> [RAW RECORDS]:
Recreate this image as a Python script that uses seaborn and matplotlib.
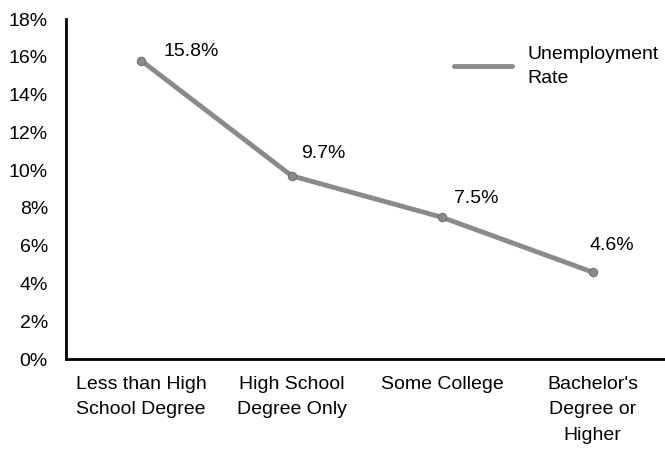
import matplotlib
matplotlib.use("Agg")
import matplotlib.pyplot as plt
from matplotlib import font_manager
from matplotlib.lines import Line2D
import seaborn as sns
import pandas as pd
import numpy as np

categories = ["Less than High\nSchool Degree", "High School\nDegree Only", "Some College", "Bachelor's\nDegree or\nHigher"]
rates = [15.8, 9.7, 7.5, 4.6]
value_labels = ["15.8%", "9.7%", "7.5%", "4.6%"]
y_ticks = [0, 2, 4, 6, 8, 10, 12, 14, 16, 18]
y_tick_labels = ["0%", "2%", "4%", "6%", "8%", "10%", "12%", "14%", "16%", "18%"]
series_name = "Unemployment\nRate"

sns.set_style("white")
names = {f.name for f in font_manager.fontManager.ttflist}
fam = "Liberation Sans Narrow" if "Liberation Sans Narrow" in names else "Liberation Sans"
plt.rcParams['font.family'] = [fam, 'DejaVu Sans']
plt.rcParams['text.color'] = 'black'
plt.rcParams['xtick.color'] = 'black'
plt.rcParams['ytick.color'] = 'black'

df = pd.DataFrame({"pos": np.arange(len(categories)), "rate": rates})
line_color = "#8a8a8a"

fig = plt.figure(figsize=(6.65, 4.53), dpi=100)
ax = fig.add_axes([0.0992, 0.2075, 0.905, 0.7505])
sns.lineplot(data=df, x="pos", y="rate", ax=ax, color=line_color, linewidth=3.5,
             marker="o", markersize=6, markeredgecolor="#6e6e6e", legend=False)

ax.set_xlim(-0.5, 3.5)
ax.set_ylim(0, 18)
ax.set_yticks(y_ticks)
ax.set_yticklabels(y_tick_labels, fontsize=14)
ax.set_xticks(np.arange(-0.5, 3.6, 1.0))
ax.set_xticklabels([])
ax.set_xticks(df["pos"], minor=True)
ax.set_xticklabels(categories, minor=True, fontsize=14, va="top", linespacing=1.65)
ax.tick_params(axis="x", which="major", length=8, width=1.5, direction="out")
ax.tick_params(axis="x", which="minor", length=0, pad=12)
ax.tick_params(axis="y", length=5, width=1.5, direction="out", pad=8)
ax.set_xlabel("")
ax.set_ylabel("")

for s in ["top", "right"]:
    ax.spines[s].set_visible(False)
for s in ["left", "bottom"]:
    ax.spines[s].set_linewidth(2)
    ax.spines[s].set_color("black")

offsets = [(0.33, 0.5), (0.21, 1.2), (0.23, 1.0), (0.13, 1.4)]
for i, (lab, r) in enumerate(zip(value_labels, rates)):
    dx, dy = offsets[i]
    ax.text(i + dx, r + dy, lab, fontsize=14, ha="center", va="center")

handle = Line2D([], [], color=line_color, linewidth=3.5)
leg = ax.legend([handle], [series_name], loc="upper left", bbox_to_anchor=(0.645, 0.92),
                frameon=False, fontsize=14, handlelength=3.0, handletextpad=0.75,
                borderaxespad=0, borderpad=0)
for t in leg.get_texts():
    t.set_linespacing(1.55)

fig.savefig("out.png", dpi=100)
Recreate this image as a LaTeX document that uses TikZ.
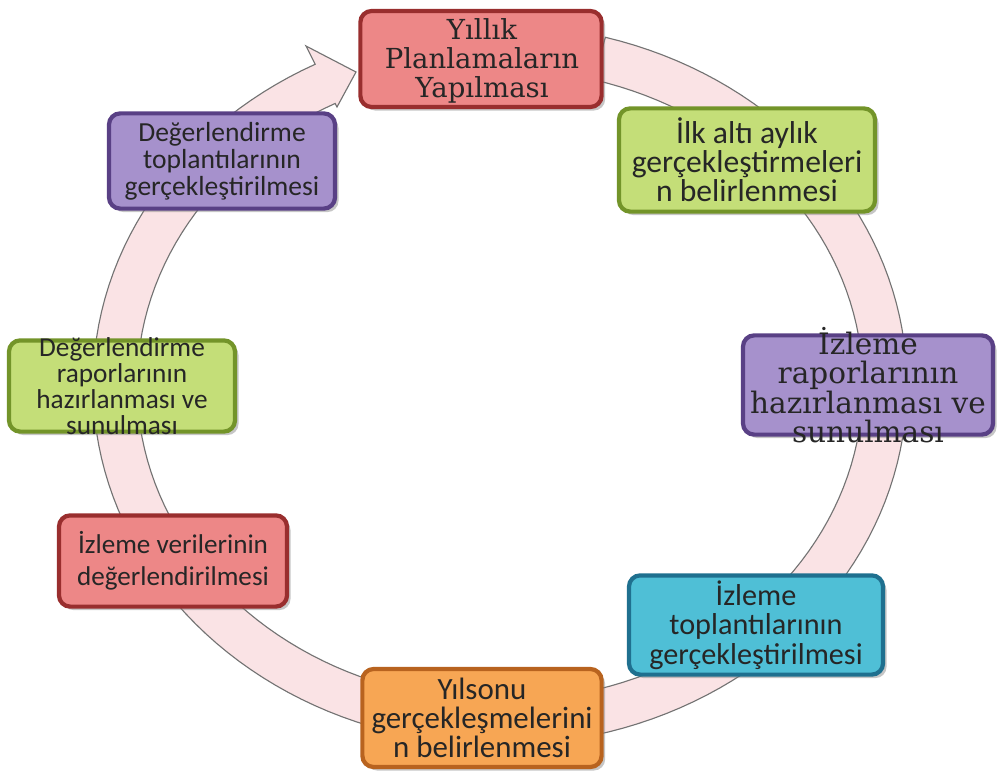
\documentclass[tikz,border=0pt]{standalone}
\usepackage{fontspec}
\newfontfamily\boxsans{Carlito}
\newfontfamily\boxserif{DejaVu Serif}
\definecolor{planred}{rgb}{0.93, 0.53, 0.53}
\definecolor{planredrim}{rgb}{0.6, 0.18, 0.18}
\definecolor{ilkgreen}{rgb}{0.77, 0.87, 0.47}
\definecolor{ilkgreenrim}{rgb}{0.45, 0.58, 0.16}
\definecolor{izpurple}{rgb}{0.65, 0.57, 0.8}
\definecolor{izpurplerim}{rgb}{0.35, 0.25, 0.52}
\definecolor{izblue}{rgb}{0.31, 0.75, 0.84}
\definecolor{izbluerim}{rgb}{0.12, 0.44, 0.56}
\definecolor{ysorange}{rgb}{0.97, 0.65, 0.33}
\definecolor{ysorangerim}{rgb}{0.72, 0.39, 0.12}
\definecolor{ringpink}{rgb}{0.98, 0.89, 0.9}
\usetikzlibrary{shadows}

\begin{document}
\begin{tikzpicture}[x=0.025cm, y=-0.025cm,
    stepbox/.style={rounded corners=8pt, line width=3pt,
        drop shadow={shadow xshift=2.5pt, shadow yshift=-2.5pt, opacity=0.45}},
    steptext/.style={align=center, text=black!85, inner sep=0pt},
    sanstext/.style 2 args={steptext, font=\boxsans\fontsize{#1pt}{#2pt}\selectfont},
    seriftext/.style 2 args={steptext, font=\boxserif\fontsize{#1pt}{#2pt}\selectfont}]
    \useasboundingbox (0,0) rectangle (1001,776);

    \def \cx {500}
    \def \cy {385}
    \def \ra {385} % x radius of the ring
    \def \rb {338} % y radius of the ring
    \def \rw {22}  % half width of the ring

    %% the ring arrow, clockwise from the top box round to its left side
    \coordinate (wingout) at (306,46);
    \coordinate (tip) at (356,72);
    \coordinate (wingin) at (337,107);
    \filldraw [fill=ringpink, draw=gray!90!black, line width=0.8pt]
        plot [domain=75:-243, samples=150] ({\cx+(\ra+\rw)*cos(\x)}, {\cy-(\rb+\rw)*sin(\x)})
        -- (wingout) -- (tip) -- (wingin)
        -- plot [domain=-243:75, samples=150] ({\cx+(\ra-\rw)*cos(\x)}, {\cy-(\rb-\rw)*sin(\x)})
        -- cycle;

    %%%%%%%%%%%%%%%%%%%%%%%%%%%%%%%%

    \node [stepbox, fill=planred, draw=planredrim, minimum width=6.03cm, minimum height=2.4cm] (plan) at (481,59) {};
    \node [seriftext={19.6}{20.6}] (plan-text) at (482,61) {Yıllık\\Planlamaların\\Yapılması};

    \node [stepbox, fill=ilkgreen, draw=ilkgreenrim, minimum width=6.4cm, minimum height=2.58cm] (ilk) at (747,160) {};
    \node [sanstext={22.5}{20.6}] (ilk-text) at (ilk) {İlk altı aylık\\gerçekleştirmeleri\\n belirlenmesi};

    \node [stepbox, fill=izpurple, draw=izpurplerim, minimum width=6.25cm, minimum height=2.48cm] (izrapor) at (868,385) {};
    \node [seriftext={21}{21}] (izrapor-text) at (izrapor) {İzleme\\raporlarının\\hazırlanması ve\\sunulması};

    \node [stepbox, fill=izblue, draw=izbluerim, minimum width=6.35cm, minimum height=2.48cm] (iztop) at (756,625) {};
    \node [sanstext={21.5}{21}] (iztop-text) at (iztop) {İzleme\\toplantılarının\\gerçekleştirilmesi};

    \node [stepbox, fill=ysorange, draw=ysorangerim, minimum width=5.98cm, minimum height=2.45cm] (yilsonu) at (482,718) {};
    \node [sanstext={22}{20.6}] (yilsonu-text) at (yilsonu) {Yılsonu\\gerçekleşmelerini\\n belirlenmesi};

    \node [stepbox, fill=planred, draw=planredrim, minimum width=5.7cm, minimum height=2.28cm] (izveri) at (173,561) {};
    \node [sanstext={19.3}{22.8}] (izveri-text) at (izveri) {İzleme verilerinin\\değerlendirilmesi};

    \node [stepbox, fill=ilkgreen, draw=ilkgreenrim, minimum width=5.65cm, minimum height=2.28cm] (degrapor) at (122,386) {};
    \node [sanstext={19.4}{18.5}] (degrapor-text) at (degrapor) {Değerlendirme\\raporlarının\\hazırlanması ve\\sunulması};

    \node [stepbox, fill=izpurple, draw=izpurplerim, minimum width=5.65cm, minimum height=2.38cm] (degtop) at (222,161) {};
    \node [sanstext={19.6}{19.2}] (degtop-text) at (degtop) {Değerlendirme\\toplantılarının\\gerçekleştirilmesi};

\end{tikzpicture}
\end{document}
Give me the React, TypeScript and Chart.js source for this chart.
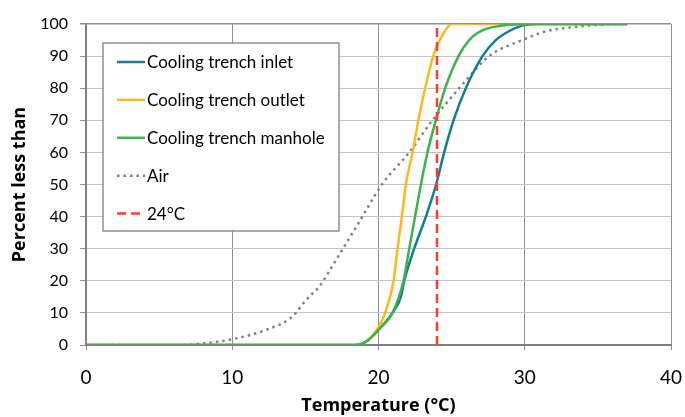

> [WHAT YOU SHOULD DO]:
With all pictures left out, please transcribe exactly the lines from the start of the material through the line with "import numpy as np".

> [FULL OUTPUT]:
Recreate this image as a Python script that uses seaborn and matplotlib.
import matplotlib
matplotlib.use("Agg")
import matplotlib.pyplot as plt
from matplotlib import font_manager
from matplotlib.lines import Line2D
import seaborn as sns
import pandas as pd
import numpy as np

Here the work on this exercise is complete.